Nissan, TI Optimistic About Japan Manufacturing's Future
TOKYO (AP) — Nissan Motor Co. said Wednesday that an engine plant wrecked by the March 11 tsunami won't return to operations until June and it will take "some time" before auto production runs at full capacity.
Nissan spokesman Mitsuru Yonekawa said the Iwaki factory, one of Nissan's two engine plants in Japan, still has no running water. The factory makes 376,000 engines annually.
Nissan shut down its entire auto production in Japan from March 14-16. Nissan said all its auto plants are now running at limited capacity due to parts shortages.
Yonekawa said it would take "some time" for Nissan to resume auto production at full capacity.

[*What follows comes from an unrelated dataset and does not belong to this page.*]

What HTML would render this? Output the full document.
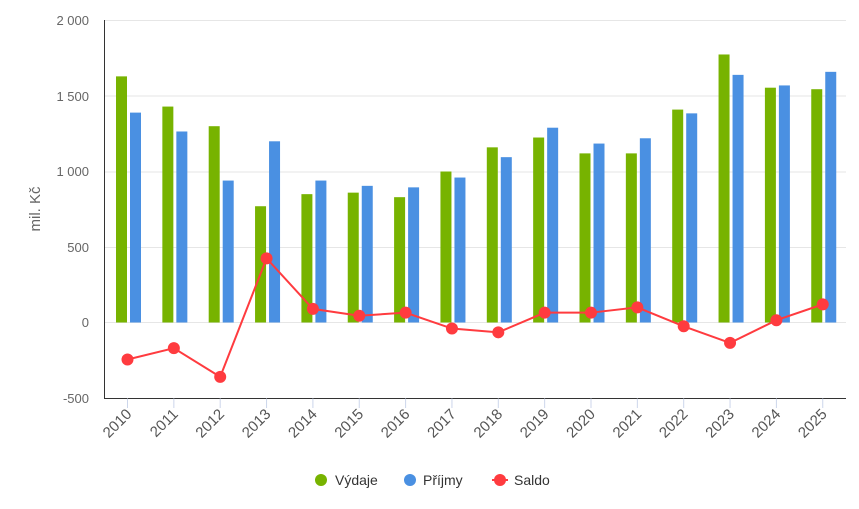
<!DOCTYPE html>
<html><head><meta charset="utf-8"><style>
body{margin:0;background:#fff;}
svg{display:block;font-family:"Liberation Sans",sans-serif;}
</style></head><body>
<svg width="859" height="509" viewBox="0 0 859 509">
<g stroke="#e6e6e6" stroke-width="1">
<line x1="104" x2="846" y1="20.5" y2="20.5"/>
<line x1="104" x2="846" y1="96" y2="96"/>
<line x1="104" x2="846" y1="172" y2="172"/>
<line x1="104" x2="846" y1="247.5" y2="247.5"/>
<line x1="104" x2="846" y1="322.5" y2="322.5"/>
</g>
<g font-size="13" fill="#666" text-anchor="end">
<text x="89" y="25">2 000</text>
<text x="89" y="101">1 500</text>
<text x="89" y="176">1 000</text>
<text x="89" y="252">500</text>
<text x="89" y="327">0</text>
<text x="89" y="403">-500</text>
</g>
<text transform="translate(40,209) rotate(-90)" font-size="15" fill="#666" text-anchor="middle">mil. Kč</text>
<g id="bars"></g>
<line x1="104.5" x2="104.5" y1="20" y2="398.5" stroke="#333" stroke-width="1"/>
<line x1="104" x2="846" y1="398.5" y2="398.5" stroke="#333" stroke-width="1"/>
<g id="ticks"></g>
<g id="line"></g>
<g font-size="14" fill="#333">
<circle cx="321" cy="480" r="6" fill="#77b300"/><text x="335" y="485">Výdaje</text>
<circle cx="410" cy="480" r="6" fill="#4a90e2"/><text x="423" y="485">Příjmy</text>
<line x1="492" x2="508" y1="480" y2="480" stroke="#ff3b3f" stroke-width="2"/>
<circle cx="500" cy="480" r="6" fill="#ff3b3f"/><text x="514" y="485">Saldo</text>
</g>
<script>
var v=[1630,1430,1300,770,850,860,830,1000,1160,1225,1120,1120,1410,1775,1555,1545];
var p=[1390,1265,940,1200,940,905,895,960,1095,1290,1185,1220,1385,1640,1570,1660];
var s=[-245,-170,-360,425,90,45,65,-40,-65,65,65,100,-25,-135,15,120];
var y0=322.5,k=0.151,ns="http://www.w3.org/2000/svg";
function el(t,a,par){var e=document.createElementNS(ns,t);for(var i in a)e.setAttribute(i,a[i]);document.getElementById(par).appendChild(e);return e;}
var pts=[];
for(var i=0;i<16;i++){
 var x=127.5+i*46.35;
 el("rect",{x:x-11.5,y:y0-v[i]*k,width:11,height:v[i]*k,fill:"#77b300"},"bars");
 el("rect",{x:x+2.5,y:y0-p[i]*k,width:11,height:p[i]*k,fill:"#4a90e2"},"bars");
 el("line",{x1:x,x2:x,y1:398.5,y2:408,stroke:"#ccd6eb"},"ticks");
 var t=el("text",{transform:"translate("+(x+5)+",415) rotate(-45)","font-size":"15",fill:"#555","text-anchor":"end"},"ticks");
 t.textContent=2010+i;
 pts.push(x+","+(y0-s[i]*k));
}
el("polyline",{points:pts.join(" "),fill:"none",stroke:"#ff3b3f","stroke-width":2},"line");
for(var i=0;i<16;i++){var q=pts[i].split(",");el("circle",{cx:q[0],cy:q[1],r:6,fill:"#ff3b3f"},"line");}
</script>
</svg>
</body></html>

The company said the tsunami, which decimated much of industrial northeastern Japan, would result in a production loss of 55,000 cars by the end of March.___
DALLAS (AP) — Texas Instruments Inc. on Tuesday updated its progress on bringing its two Japanese factories back toward full production of chips in the wake of the March 11 earthquake there.
At TI's Miho plant, the systems that support water, gases, chemicals and air have been fixed and the cleanroom has been recertified, the company said. TI added that over 90 percent of the equipment at the Miho factory, which is 40 miles northwest of Tokyo, has been checked out.
The company expects to restart some production there in April and ramp up to full production in July. The plant should be back to full shipping capability in September, TI said.
TI said its plant in Aizu is once again producing some chips and will be producing at its normal capacity by or before mid-April. The Aizu factory is 150 miles north of Tokyo.
The company said it continues to expect that the damage will hurt its first- and second-quarter revenue. TI said it will give details when it reports its first-quarter results April 18.